Over the past decade, Pak Idrus and his colleagues at CIMTROP have built hundreds of wood and earth dams in cooperation with the Borneo Nature Foundation as they work to block 18 illegal canals in this protected peat land forest. And today we have come to commemorate 7 of these dams that have been donated through the generosity of TRI friends and family as well as businesses that have ‘given a dam’ by making bulk orders of our products. So far this year TRI has donated 7 dams at about $400US each.
As a result of the Borneo Nature Foundation and CIMTROP joint effort to restore and protect the Sabangau forest over the past decade, large areas of this highly vulnerable and ancient peat land forest are being protected.

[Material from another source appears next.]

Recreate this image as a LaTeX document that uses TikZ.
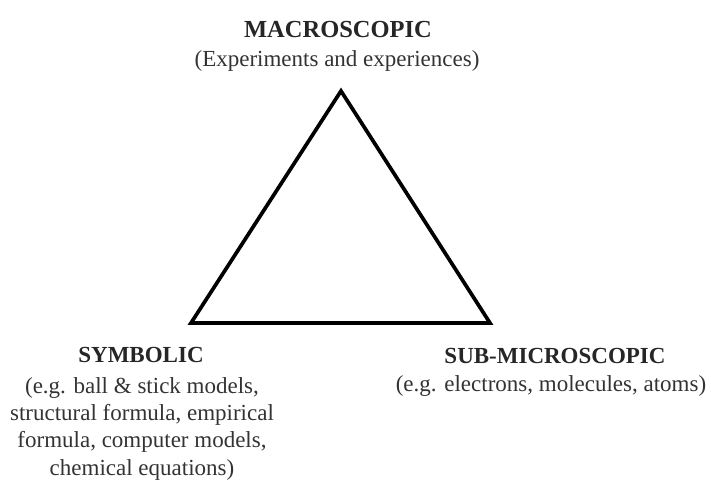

This matters not just to a last stand for the world’s largest orangutan population that resides here, but also to millions of people affected by the haze of seasonal fires, and moreover to every living thing on Earth that is affected by climate change when these rich carbon sinks go up in flames.
As we hiked deeper into the dense forest next to the canal, I stepped onto a soft spot of peat and sunk into the wet forest floor up to my mid-thigh. A few meters away I see the first of a series of 26 dams on this canal that Pak Idrus and his CIMTROP comrades have constructed. They are installed every 50 meters to slow and disperse the flow of water contributing to the restoration and rehydration of this vast area. Their hard and persistent efforts are having an impact.
Planting bamboo commemorative signs carved with the names of family and friends who have trusted us with their donations was a moving experience. Aside from a small handful of patrols, humans are unlikely to lay eyes on these markers. But we dream of orangutans, sun bears, clouded leopards, gibbons, langurs and their forest friends repopulating this forest. And perhaps those creatures might just have some inner knowing that humans both local and from the furthest corners of our planet gave a dam for their survival.